During a break in testimony at a New York courtroom, Donald Trump Jr. appealed to the courtroom sketch artist: “Make me look sexy.”
Trump Jr. spent several hours on the witness stand, testifying in the case that could stifle the family real estate business.
The veteran courtroom sketch artist, Jane Rosenberg, said Trump Jr. suggested, as an example, the courtroom sketch of Sam Bankman-
Fraud Fried that has been circulating on the internet.

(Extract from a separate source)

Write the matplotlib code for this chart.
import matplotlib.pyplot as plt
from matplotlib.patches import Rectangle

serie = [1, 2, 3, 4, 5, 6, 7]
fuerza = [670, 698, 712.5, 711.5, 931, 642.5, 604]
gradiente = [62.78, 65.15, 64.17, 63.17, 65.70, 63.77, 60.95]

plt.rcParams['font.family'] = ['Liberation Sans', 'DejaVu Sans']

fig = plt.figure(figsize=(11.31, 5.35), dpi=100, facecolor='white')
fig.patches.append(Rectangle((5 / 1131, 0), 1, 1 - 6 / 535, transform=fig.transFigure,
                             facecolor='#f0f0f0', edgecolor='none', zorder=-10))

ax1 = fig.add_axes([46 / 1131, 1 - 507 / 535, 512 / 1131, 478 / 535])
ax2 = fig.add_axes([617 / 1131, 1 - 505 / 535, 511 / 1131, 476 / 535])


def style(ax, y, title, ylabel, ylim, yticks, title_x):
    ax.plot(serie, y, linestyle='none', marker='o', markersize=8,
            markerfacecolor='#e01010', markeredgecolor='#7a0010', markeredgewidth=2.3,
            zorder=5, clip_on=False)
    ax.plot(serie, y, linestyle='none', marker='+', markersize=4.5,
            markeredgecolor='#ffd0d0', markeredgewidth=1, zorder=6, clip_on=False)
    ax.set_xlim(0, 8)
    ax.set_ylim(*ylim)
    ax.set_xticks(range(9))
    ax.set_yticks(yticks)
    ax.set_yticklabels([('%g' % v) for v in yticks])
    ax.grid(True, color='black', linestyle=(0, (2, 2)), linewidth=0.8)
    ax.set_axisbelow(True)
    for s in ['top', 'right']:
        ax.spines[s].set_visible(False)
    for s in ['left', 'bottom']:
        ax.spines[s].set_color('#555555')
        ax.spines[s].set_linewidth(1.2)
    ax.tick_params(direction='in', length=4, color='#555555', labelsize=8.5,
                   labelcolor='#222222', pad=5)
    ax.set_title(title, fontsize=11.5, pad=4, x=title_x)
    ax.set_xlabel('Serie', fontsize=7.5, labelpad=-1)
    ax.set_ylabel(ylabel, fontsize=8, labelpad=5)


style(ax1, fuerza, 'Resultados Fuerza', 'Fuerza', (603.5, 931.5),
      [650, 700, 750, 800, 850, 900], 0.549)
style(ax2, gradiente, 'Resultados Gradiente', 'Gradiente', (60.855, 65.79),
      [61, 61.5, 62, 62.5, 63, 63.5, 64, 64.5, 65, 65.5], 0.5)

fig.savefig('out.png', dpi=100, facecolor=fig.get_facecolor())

Junior said it made the cryptocurrency criminal look like a “superstar.”
Rosenberg produced the iconic image of Former Guy Donald Trump when she sketched his profile in a Manhattan arraignment in April.

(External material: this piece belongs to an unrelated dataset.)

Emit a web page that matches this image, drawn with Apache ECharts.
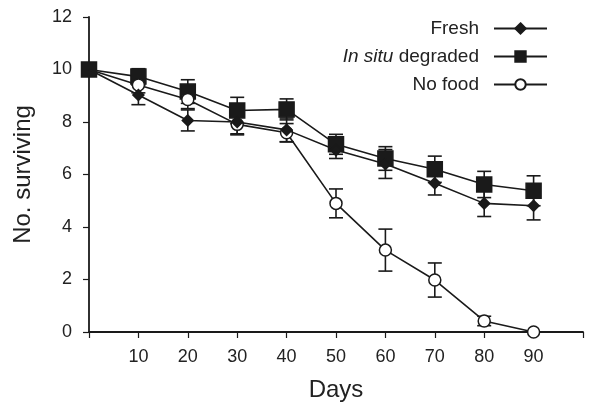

While Rosenberg did not produce the fakey sketch of Sam Bankman-Fried, she has produced art from some very high profile cases.

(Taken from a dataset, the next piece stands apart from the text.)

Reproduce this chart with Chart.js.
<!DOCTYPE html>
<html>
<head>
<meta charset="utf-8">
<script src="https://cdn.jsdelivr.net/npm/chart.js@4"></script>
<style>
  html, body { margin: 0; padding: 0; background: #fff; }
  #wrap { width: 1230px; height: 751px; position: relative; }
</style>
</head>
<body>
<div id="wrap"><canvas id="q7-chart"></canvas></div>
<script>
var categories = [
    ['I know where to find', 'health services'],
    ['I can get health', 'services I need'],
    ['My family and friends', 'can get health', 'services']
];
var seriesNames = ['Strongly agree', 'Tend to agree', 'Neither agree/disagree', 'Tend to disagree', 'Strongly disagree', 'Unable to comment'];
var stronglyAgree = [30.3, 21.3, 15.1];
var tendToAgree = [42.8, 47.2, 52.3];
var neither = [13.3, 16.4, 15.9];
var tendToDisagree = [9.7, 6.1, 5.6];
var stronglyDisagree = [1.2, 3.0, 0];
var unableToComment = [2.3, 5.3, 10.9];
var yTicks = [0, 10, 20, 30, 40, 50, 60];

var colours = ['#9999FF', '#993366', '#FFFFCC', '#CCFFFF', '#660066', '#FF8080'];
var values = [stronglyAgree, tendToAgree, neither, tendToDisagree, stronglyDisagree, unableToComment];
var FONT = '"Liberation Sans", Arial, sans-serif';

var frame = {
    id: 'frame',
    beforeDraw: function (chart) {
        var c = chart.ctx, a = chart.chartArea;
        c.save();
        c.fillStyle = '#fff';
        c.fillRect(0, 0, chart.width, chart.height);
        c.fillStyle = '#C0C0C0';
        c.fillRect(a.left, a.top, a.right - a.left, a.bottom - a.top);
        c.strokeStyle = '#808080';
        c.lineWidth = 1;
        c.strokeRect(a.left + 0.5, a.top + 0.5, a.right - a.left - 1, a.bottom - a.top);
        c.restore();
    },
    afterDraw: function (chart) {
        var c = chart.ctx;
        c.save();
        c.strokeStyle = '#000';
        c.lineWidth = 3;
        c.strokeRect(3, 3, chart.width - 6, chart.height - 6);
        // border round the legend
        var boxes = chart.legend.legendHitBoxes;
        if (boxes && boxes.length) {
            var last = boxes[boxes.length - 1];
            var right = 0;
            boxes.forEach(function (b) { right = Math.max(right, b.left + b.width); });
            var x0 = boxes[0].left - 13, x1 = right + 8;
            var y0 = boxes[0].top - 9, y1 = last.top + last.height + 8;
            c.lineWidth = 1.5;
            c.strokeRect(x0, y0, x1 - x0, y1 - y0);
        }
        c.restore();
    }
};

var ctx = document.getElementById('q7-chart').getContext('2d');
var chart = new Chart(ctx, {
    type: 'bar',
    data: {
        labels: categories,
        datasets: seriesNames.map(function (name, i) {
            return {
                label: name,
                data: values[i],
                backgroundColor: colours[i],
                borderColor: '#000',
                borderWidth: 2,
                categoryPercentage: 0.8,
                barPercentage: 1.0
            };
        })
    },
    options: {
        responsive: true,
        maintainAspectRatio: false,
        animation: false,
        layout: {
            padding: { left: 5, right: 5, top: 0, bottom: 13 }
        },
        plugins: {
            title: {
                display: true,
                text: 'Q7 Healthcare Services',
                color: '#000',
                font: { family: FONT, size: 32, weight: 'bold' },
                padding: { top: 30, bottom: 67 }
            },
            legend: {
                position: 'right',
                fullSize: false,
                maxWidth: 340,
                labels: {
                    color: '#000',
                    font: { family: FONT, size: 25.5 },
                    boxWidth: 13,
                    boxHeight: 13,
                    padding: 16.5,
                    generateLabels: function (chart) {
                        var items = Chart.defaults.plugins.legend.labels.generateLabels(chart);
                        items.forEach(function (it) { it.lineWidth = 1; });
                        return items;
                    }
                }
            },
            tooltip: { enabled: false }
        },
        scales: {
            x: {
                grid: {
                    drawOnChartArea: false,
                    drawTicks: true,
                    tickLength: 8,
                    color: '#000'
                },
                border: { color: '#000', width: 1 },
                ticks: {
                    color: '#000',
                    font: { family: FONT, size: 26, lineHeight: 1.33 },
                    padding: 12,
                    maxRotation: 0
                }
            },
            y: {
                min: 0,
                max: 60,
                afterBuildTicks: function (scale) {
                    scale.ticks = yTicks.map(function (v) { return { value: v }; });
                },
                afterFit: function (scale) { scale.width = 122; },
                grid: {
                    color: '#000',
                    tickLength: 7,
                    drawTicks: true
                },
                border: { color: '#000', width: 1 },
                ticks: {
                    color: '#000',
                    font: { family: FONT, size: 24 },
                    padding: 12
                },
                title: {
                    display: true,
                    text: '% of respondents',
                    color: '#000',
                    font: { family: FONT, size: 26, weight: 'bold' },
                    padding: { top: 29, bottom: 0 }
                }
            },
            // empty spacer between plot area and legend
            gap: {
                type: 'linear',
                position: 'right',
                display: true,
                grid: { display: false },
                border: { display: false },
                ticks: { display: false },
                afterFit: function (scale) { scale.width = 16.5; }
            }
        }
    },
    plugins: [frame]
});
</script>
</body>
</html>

Rosenberg has taken heat in the past for sketches of former New England Patriots star Tom Brady that some of the boyish-looking quarterback’s fans said bore a closer resemblance to the Incredible Hulk.
Rosenberg also sketched Ghislaine Maxwell, who in turn, was sketching Rosenberg herself.
CBS aired an interview earlier this week that featured Jane Rosenberg, seen below.
Courtroom drawing as we know it in the United States was born in response to the 1935 media circus over the kidnapping and killing of aviator Charles Lindbergh’s infant son. After newsreel cameras, noisy shutters, tripods, and bright flashing lights overtook the court, the American Bar Association put forth a ban on cameras—leaving news outlets to seek alternate means of coverage.
Emmy-nominated courtroom artist Bill Robles explains that the media needs a visual. “An artist is surely not a camera, but by the same token an artist can do what the camera cannot do,” said Robles.
The sketch artist can condense a composition, work around obstructions, but also have the unique ability to edit and distill the day’s drama and emotion into a single frame.